_THE REQUEST:_ Copy out exactly the lines spanning the line with "Recreate this image as a Python" to the line with "fig = plt.figure(figsize=(W", inclusive, from the data underneath, with no pictures.

** Begin **

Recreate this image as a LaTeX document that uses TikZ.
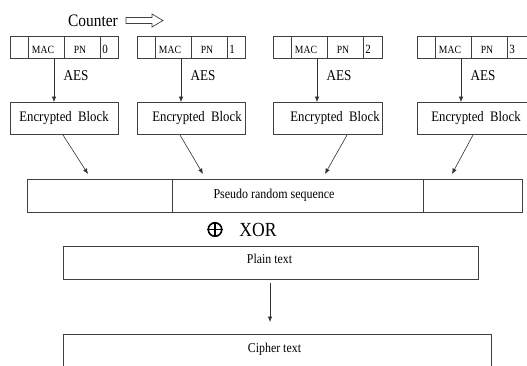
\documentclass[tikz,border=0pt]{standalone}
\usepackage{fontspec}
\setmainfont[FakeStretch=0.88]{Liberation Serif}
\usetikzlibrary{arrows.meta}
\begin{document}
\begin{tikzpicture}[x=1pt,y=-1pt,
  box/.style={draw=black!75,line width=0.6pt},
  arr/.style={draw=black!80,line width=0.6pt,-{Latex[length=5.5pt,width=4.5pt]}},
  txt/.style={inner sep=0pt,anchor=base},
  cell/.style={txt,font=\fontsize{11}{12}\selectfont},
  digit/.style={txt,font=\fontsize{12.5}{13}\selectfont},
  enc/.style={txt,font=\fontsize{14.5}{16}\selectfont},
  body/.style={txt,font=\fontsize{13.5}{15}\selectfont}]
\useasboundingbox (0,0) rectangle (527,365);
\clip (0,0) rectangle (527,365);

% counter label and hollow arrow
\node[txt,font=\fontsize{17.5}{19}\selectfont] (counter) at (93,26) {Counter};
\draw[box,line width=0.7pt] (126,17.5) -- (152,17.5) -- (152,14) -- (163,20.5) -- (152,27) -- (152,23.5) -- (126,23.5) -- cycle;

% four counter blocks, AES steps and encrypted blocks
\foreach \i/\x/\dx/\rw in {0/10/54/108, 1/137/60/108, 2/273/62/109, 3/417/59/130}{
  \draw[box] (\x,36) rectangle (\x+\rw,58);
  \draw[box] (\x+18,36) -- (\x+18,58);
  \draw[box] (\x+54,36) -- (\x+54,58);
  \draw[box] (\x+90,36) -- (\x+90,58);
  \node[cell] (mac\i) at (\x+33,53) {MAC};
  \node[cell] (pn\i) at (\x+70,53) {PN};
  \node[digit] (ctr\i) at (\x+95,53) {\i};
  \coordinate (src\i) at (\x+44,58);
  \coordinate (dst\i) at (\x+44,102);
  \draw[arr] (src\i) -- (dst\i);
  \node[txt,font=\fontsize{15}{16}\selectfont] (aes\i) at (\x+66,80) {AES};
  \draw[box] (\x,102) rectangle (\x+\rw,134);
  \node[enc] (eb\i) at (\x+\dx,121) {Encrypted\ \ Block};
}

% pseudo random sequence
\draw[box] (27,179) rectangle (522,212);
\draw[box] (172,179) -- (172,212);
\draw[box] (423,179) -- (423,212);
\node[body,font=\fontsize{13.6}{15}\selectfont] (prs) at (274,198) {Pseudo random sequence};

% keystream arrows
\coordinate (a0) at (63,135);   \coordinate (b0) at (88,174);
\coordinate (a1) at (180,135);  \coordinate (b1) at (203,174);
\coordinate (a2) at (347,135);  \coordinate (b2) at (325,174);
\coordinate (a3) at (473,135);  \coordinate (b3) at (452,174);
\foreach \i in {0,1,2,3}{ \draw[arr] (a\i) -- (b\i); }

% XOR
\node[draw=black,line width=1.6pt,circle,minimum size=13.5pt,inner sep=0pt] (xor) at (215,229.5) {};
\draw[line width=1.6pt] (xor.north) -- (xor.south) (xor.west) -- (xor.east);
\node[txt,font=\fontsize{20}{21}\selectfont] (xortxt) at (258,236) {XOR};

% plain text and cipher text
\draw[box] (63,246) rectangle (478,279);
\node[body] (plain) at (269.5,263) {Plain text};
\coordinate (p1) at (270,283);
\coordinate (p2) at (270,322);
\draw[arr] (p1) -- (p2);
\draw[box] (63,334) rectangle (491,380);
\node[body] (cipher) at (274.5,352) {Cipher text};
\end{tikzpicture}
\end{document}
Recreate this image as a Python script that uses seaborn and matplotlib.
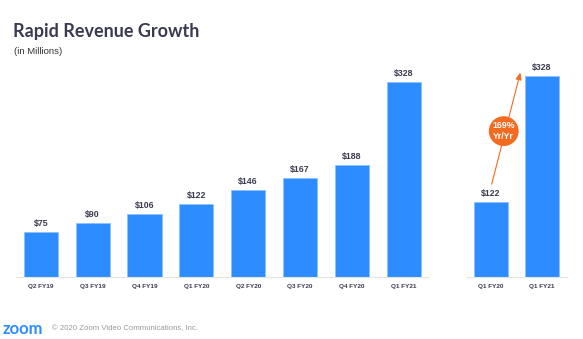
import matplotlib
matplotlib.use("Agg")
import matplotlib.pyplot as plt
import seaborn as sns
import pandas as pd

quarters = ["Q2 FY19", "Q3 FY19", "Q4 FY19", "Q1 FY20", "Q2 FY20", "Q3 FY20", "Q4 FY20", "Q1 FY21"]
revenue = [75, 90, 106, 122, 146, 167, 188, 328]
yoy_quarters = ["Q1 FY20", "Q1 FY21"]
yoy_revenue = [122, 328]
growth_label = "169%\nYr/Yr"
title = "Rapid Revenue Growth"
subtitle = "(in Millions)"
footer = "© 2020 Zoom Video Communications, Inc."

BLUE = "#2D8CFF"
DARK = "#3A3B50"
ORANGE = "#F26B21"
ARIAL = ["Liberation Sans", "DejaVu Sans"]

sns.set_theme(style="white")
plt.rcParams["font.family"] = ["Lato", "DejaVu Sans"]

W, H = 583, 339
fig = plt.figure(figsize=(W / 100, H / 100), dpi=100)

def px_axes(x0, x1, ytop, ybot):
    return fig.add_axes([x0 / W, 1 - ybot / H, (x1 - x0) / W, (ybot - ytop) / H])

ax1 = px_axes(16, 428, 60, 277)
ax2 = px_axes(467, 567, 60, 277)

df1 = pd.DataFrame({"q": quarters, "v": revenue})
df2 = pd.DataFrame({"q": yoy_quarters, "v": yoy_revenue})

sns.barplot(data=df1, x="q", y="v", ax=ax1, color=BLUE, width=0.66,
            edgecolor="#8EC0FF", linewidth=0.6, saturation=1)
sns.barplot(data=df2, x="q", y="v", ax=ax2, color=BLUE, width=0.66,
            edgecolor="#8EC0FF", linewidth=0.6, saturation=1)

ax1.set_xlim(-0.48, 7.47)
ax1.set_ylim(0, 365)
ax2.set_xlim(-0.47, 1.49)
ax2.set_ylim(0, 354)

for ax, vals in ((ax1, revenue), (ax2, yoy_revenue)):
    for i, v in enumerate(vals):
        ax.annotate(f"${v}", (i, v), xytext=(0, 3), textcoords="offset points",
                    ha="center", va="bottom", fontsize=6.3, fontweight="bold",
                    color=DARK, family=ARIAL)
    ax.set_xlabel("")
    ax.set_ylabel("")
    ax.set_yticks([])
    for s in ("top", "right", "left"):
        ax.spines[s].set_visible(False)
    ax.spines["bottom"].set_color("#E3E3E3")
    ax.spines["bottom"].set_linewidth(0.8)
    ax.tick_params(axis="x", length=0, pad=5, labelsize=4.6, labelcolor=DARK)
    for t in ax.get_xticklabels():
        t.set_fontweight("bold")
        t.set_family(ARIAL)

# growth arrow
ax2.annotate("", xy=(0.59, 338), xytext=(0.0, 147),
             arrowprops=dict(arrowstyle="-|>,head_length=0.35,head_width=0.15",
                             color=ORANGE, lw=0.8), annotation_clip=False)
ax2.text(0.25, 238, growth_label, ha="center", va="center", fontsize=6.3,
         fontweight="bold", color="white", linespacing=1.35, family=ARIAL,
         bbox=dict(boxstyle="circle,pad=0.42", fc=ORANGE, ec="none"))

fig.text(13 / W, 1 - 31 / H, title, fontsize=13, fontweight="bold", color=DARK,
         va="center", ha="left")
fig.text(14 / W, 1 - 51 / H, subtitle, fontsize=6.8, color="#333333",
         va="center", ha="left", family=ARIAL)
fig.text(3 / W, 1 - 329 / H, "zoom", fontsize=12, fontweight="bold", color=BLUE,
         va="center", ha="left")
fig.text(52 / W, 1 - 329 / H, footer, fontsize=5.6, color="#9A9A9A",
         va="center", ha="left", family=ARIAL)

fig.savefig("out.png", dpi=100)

** End **
** Begin **

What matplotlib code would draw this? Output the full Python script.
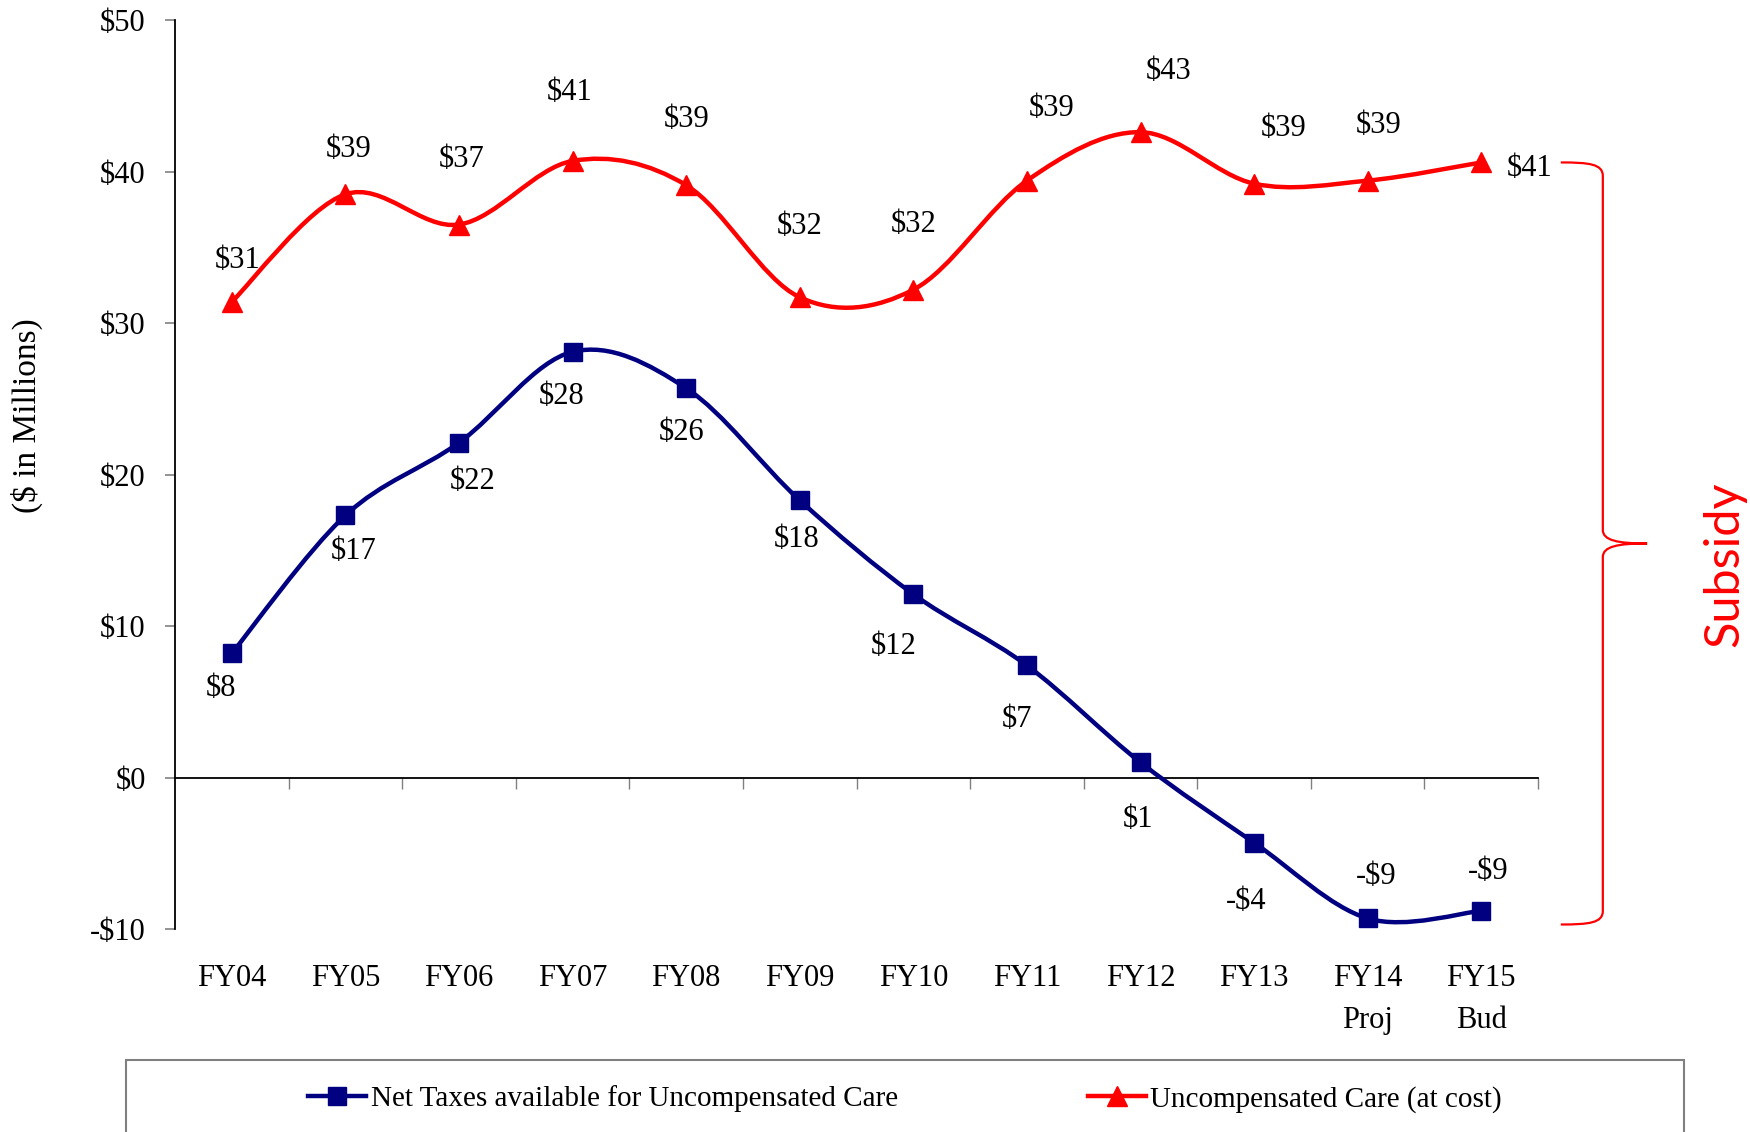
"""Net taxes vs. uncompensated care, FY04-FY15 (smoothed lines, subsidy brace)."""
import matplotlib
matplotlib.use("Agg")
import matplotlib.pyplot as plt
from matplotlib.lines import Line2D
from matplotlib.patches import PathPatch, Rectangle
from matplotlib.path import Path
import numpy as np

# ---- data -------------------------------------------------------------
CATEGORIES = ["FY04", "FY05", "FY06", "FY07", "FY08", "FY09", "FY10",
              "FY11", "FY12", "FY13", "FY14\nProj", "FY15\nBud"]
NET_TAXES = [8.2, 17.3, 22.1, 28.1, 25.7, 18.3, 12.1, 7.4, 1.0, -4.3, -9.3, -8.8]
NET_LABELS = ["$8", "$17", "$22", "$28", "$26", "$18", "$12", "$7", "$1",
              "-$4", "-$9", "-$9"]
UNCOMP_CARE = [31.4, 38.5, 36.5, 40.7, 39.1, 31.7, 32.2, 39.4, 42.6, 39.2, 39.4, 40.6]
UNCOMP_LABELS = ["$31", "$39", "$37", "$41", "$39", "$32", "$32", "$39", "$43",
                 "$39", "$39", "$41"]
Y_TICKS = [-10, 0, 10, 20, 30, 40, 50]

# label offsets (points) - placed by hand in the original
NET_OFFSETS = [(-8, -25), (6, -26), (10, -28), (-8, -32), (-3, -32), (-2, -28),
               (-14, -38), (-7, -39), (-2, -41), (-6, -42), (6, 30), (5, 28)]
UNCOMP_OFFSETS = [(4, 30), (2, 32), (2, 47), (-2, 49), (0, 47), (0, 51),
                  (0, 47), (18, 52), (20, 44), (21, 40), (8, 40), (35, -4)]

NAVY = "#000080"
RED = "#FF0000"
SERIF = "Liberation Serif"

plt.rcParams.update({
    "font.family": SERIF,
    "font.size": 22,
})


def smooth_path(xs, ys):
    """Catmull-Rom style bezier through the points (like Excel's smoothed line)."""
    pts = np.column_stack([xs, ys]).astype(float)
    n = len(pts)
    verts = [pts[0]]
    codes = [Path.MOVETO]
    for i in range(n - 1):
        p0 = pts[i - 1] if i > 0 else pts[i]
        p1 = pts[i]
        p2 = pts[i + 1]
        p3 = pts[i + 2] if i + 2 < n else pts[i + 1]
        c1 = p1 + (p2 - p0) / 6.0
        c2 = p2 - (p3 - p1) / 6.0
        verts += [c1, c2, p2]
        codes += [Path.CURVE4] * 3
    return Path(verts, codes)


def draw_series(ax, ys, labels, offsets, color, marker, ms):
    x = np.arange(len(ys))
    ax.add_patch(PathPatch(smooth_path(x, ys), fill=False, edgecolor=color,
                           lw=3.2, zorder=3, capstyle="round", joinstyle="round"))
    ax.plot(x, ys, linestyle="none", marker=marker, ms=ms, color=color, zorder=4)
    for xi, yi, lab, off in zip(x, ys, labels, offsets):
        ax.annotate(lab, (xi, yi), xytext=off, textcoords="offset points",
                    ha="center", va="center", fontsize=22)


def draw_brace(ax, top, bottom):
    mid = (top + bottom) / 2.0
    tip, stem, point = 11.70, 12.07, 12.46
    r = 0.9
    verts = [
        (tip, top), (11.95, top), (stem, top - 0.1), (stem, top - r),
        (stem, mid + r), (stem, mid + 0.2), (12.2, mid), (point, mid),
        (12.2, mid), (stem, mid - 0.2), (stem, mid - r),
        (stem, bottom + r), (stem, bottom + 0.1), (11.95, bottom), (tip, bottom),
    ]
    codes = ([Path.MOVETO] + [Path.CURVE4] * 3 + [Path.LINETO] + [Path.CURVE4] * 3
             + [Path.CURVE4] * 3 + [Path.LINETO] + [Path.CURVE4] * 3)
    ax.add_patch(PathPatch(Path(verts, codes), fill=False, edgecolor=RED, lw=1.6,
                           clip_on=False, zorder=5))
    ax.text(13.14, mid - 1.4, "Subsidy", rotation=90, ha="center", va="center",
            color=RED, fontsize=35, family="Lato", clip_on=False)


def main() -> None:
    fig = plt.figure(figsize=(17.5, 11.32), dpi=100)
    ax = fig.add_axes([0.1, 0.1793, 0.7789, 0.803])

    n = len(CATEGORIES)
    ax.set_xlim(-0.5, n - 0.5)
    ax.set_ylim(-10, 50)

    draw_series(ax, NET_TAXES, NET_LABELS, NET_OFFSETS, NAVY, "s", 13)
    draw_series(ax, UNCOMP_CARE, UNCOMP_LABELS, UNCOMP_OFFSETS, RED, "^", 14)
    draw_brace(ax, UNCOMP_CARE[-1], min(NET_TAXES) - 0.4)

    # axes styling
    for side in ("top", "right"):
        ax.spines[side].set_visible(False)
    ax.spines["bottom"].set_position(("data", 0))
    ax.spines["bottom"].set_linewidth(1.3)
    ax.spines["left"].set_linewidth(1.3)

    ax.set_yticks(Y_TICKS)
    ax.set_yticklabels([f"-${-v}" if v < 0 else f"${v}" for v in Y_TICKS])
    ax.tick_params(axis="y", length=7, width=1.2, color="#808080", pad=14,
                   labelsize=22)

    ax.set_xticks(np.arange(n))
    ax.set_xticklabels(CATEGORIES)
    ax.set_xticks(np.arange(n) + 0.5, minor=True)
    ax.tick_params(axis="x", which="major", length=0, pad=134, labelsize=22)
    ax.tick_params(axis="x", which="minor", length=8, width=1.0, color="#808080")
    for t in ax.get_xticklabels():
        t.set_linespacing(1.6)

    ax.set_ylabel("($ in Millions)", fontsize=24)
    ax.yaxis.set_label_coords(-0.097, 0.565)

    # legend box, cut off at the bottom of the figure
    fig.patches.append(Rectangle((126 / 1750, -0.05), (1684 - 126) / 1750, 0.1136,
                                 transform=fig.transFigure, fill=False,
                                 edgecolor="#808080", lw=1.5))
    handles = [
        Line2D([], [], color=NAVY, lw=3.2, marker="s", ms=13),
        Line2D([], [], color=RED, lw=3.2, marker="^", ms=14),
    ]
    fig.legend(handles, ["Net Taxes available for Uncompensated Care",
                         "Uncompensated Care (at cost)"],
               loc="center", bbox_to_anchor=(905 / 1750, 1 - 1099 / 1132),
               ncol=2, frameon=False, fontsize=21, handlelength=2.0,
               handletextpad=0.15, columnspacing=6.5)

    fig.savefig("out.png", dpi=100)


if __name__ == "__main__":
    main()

** End **

_RESPONSE FOR THIS EXERCISE:_
Recreate this image as a Python script that uses seaborn and matplotlib.
import matplotlib
matplotlib.use("Agg")
import matplotlib.pyplot as plt
import seaborn as sns
import pandas as pd

quarters = ["Q2 FY19", "Q3 FY19", "Q4 FY19", "Q1 FY20", "Q2 FY20", "Q3 FY20", "Q4 FY20", "Q1 FY21"]
revenue = [75, 90, 106, 122, 146, 167, 188, 328]
yoy_quarters = ["Q1 FY20", "Q1 FY21"]
yoy_revenue = [122, 328]
growth_label = "169%\nYr/Yr"
title = "Rapid Revenue Growth"
subtitle = "(in Millions)"
footer = "© 2020 Zoom Video Communications, Inc."

BLUE = "#2D8CFF"
DARK = "#3A3B50"
ORANGE = "#F26B21"
ARIAL = ["Liberation Sans", "DejaVu Sans"]

sns.set_theme(style="white")
plt.rcParams["font.family"] = ["Lato", "DejaVu Sans"]

W, H = 583, 339
fig = plt.figure(figsize=(W / 100, H / 100), dpi=100)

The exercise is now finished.